You’ve worked in both the UK and the US. What kinds of differences have you noted in terms of the climate for writers?
The good thing about the UK is that there’s a lot more public funding for the development of writing, which helps. There’s money that goes into your first draft of scripts and while it might not be a lot of money – there’s definitely much more in America – it’s enough that you can concentrate on your work for a while. That’s nice.
And also, if you get into development in the UK, you’re far more likely to see your film be made. I think in America people buy a lot of scripts and they work around in Hollywood for ages – but the likelihood of them actually becoming films is still pretty low. Whereas in the UK the likelihood is a lot higher. The funding bodies will only take a script on if they really think it’s going to get made. That’s the difference.
But I think in the end, despite the clichés of what people think Hollywood is, there are still a lot of people here who really want to make good work and they do care about cinema and TV. So I feel like there’s still a lot of enthusiasm for trying to make good films. It’s just hard to get them funded!
Finally, do you have any other advice you can offer our readers?

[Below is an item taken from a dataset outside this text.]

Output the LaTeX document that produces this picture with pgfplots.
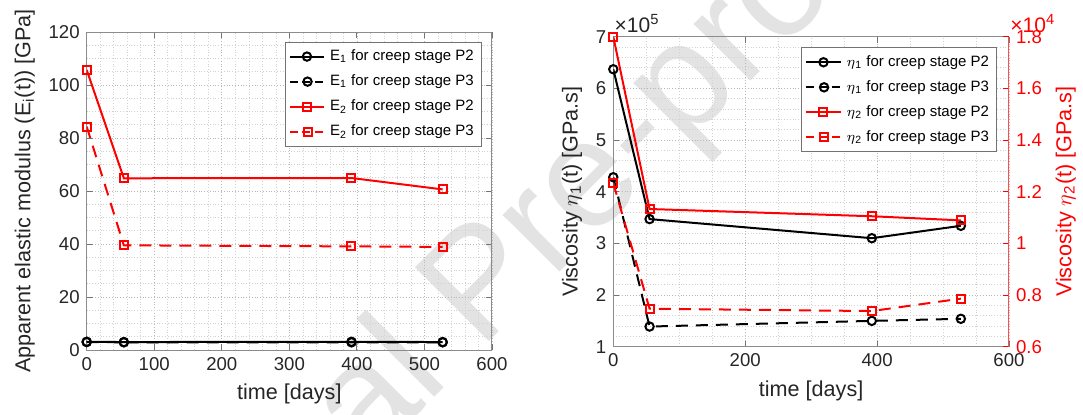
\documentclass[border=0pt]{standalone}
\usepackage{fontspec}
\setmainfont{Liberation Sans}
\usepackage{pgfplots}
\pgfplotsset{compat=1.18}
\definecolor{axgray}{gray}{0.15}

\pgfplotsset{
 mat/.style={
  scale only axis,
  axis line style={black!45, line width=0.5pt},
  tick style={black!55, line width=0.4pt},
  tick align=inside, major tick length=3pt, minor tick length=0pt,
  grid=both,
  major grid style={black!28, densely dotted, line width=0.35pt},
  minor grid style={black!18, densely dotted, line width=0.3pt},
  tick label style={font=\fontsize{9.3}{10}\selectfont, text=axgray},
  label style={font=\fontsize{10.8}{12}\selectfont, text=axgray},
  /pgf/number format/assume math mode=true,
  legend style={font=\fontsize{7.5}{9}\selectfont, draw=black!55, line width=0.5pt, fill=white, inner sep=1.8pt, row sep=1.6pt, text=black},
  legend cell align=left,
 },
 bsolid/.style={black, line width=1pt, mark=o, mark size=2.1pt, solid},
 bdash/.style={black, line width=1pt, mark=o, mark size=2.1pt, dash pattern=on 6pt off 4pt, mark options={solid},
   legend image code/.code={\draw[dash pattern=on 4pt off 2.3pt] (0cm,0cm) -- (0.62cm,0cm); \draw[solid] plot coordinates {(0.31cm,0cm)};}},
 rsolid/.style={red, line width=1pt, mark=square, mark size=2pt, solid},
 rdash/.style={red, line width=1pt, mark=square, mark size=2pt, dash pattern=on 6pt off 4pt, mark options={solid},
   legend image code/.code={\draw[dash pattern=on 4pt off 2.3pt] (0cm,0cm) -- (0.62cm,0cm); \draw[solid] plot coordinates {(0.31cm,0cm)};}},
}

\begin{document}
\begin{tikzpicture}
\useasboundingbox (0,0) rectangle (541.5pt,207pt);
\node[rotate=45, text=black!11, font=\fontsize{76}{78}\selectfont] at (243pt,62pt) {Journal Pre-proof};

% Left plot
\begin{axis}[mat,
  at={(43.35pt,32pt)}, anchor=south west, width=202.65pt, height=159pt,
  xmin=0, xmax=600, ymin=0, ymax=120,
  xtick={0,100,...,600}, ytick={0,20,...,120},
  minor x tick num=4, minor y tick num=3,
  xlabel={time [days]}, ylabel={Apparent elastic modulus (E\textsubscript{i}(t)) [GPa]},
  legend style={at={(0.975,0.97)}, anchor=north east},
]
\addplot[bsolid] coordinates {(0,3.1) (55,3.0) (392,3.1) (527,3.0)};
\addlegendentry{E\textsubscript{1} for creep stage P2}
\addplot[bdash] coordinates {(0,3.0) (55,2.9) (392,2.9) (527,2.9)};
\addlegendentry{E\textsubscript{1} for creep stage P3}
\addplot[rsolid] coordinates {(0,105.7) (55,64.8) (392,64.9) (527,60.6)};
\addlegendentry{E\textsubscript{2} for creep stage P2}
\addplot[rdash] coordinates {(0,84.3) (55,39.5) (392,39.1) (527,38.9)};
\addlegendentry{E\textsubscript{2} for creep stage P3}
\end{axis}

% Right plot, left axis (x 10^5)
\begin{axis}[mat, name=axR,
  at={(306.65pt,33.65pt)}, anchor=south west, width=197.85pt, height=155pt,
  xmin=0, xmax=600, ymin=1, ymax=7,
  xtick={0,200,400,600}, ytick={1,2,...,7},
  minor x tick num=3, minor y tick num=4,
  ytick pos=left,
  xlabel={time [days]}, ylabel={Viscosity $\eta$\textsubscript{1}(t) [GPa.s]},
  legend style={at={(0.97,0.966)}, anchor=north east},
]
\addplot[bsolid] coordinates {(0,6.37) (55,3.47) (392,3.10) (527,3.34)};
\addlegendentry{$\eta$\textsubscript{1} for creep stage P2}
\addplot[bdash] coordinates {(0,4.28) (55,1.39) (392,1.50) (527,1.54)};
\addlegendentry{$\eta$\textsubscript{1} for creep stage P3}
\addlegendimage{rsolid}
\addlegendentry{$\eta$\textsubscript{2} for creep stage P2}
\addlegendimage{rdash}
\addlegendentry{$\eta$\textsubscript{2} for creep stage P3}
\end{axis}

% Right plot, right axis (x 10^4)
\begin{axis}[
  scale only axis,
  at={(306.65pt,33.65pt)}, anchor=south west, width=197.85pt, height=155pt,
  xmin=0, xmax=600, ymin=0.6, ymax=1.8,
  axis x line=none, axis y line*=right,
  axis line style={red!70, line width=0.5pt},
  tick align=inside, major tick length=3pt,
  ytick={0.6,0.8,1,1.2,1.4,1.6,1.8},
  yticklabels={0.6,0.8,1,1.2,1.4,1.6,1.8},
  ytick style={red, line width=0.4pt},
  tick label style={font=\fontsize{9.3}{10}\selectfont, text=red},
  ylabel={Viscosity $\eta$\textsubscript{2}(t) [GPa.s]},
  label style={font=\fontsize{10.8}{12}\selectfont, text=red},
]
\addplot[rsolid] coordinates {(0,1.80) (55,1.133) (392,1.105) (527,1.089)};
\addplot[rdash] coordinates {(0,1.233) (55,0.747) (392,0.738) (527,0.786)};
\end{axis}
\node[anchor=south west, font=\fontsize{10.5}{11}\selectfont, text=axgray, inner sep=0.5pt] at ([xshift=0pt,yshift=1.5pt]axR.north west) {×10\textsuperscript{5}};
\node[anchor=south west, font=\fontsize{10.5}{11}\selectfont, text=red, inner sep=0.5pt] at ([xshift=0pt,yshift=1.5pt]axR.north east) {×10\textsuperscript{4}};
\end{tikzpicture}
\end{document}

I think the thing is, just keep trying and just keep at it. I’ve written a lot of scripts that haven’t worked, or I’ve started story ideas that haven’t worked. Once you realize they don’t work, it’s like “Well that’s ok, I’m just going to start another one”.
And just keep always trying to be truthful to what you want to do – don’t try and hit a market, or try and do something that you think someone else is going to like. Because in the end, it’s not going to feel individual. And I think really, what anybody wants from a script is that it feels individual to the person that’s written it.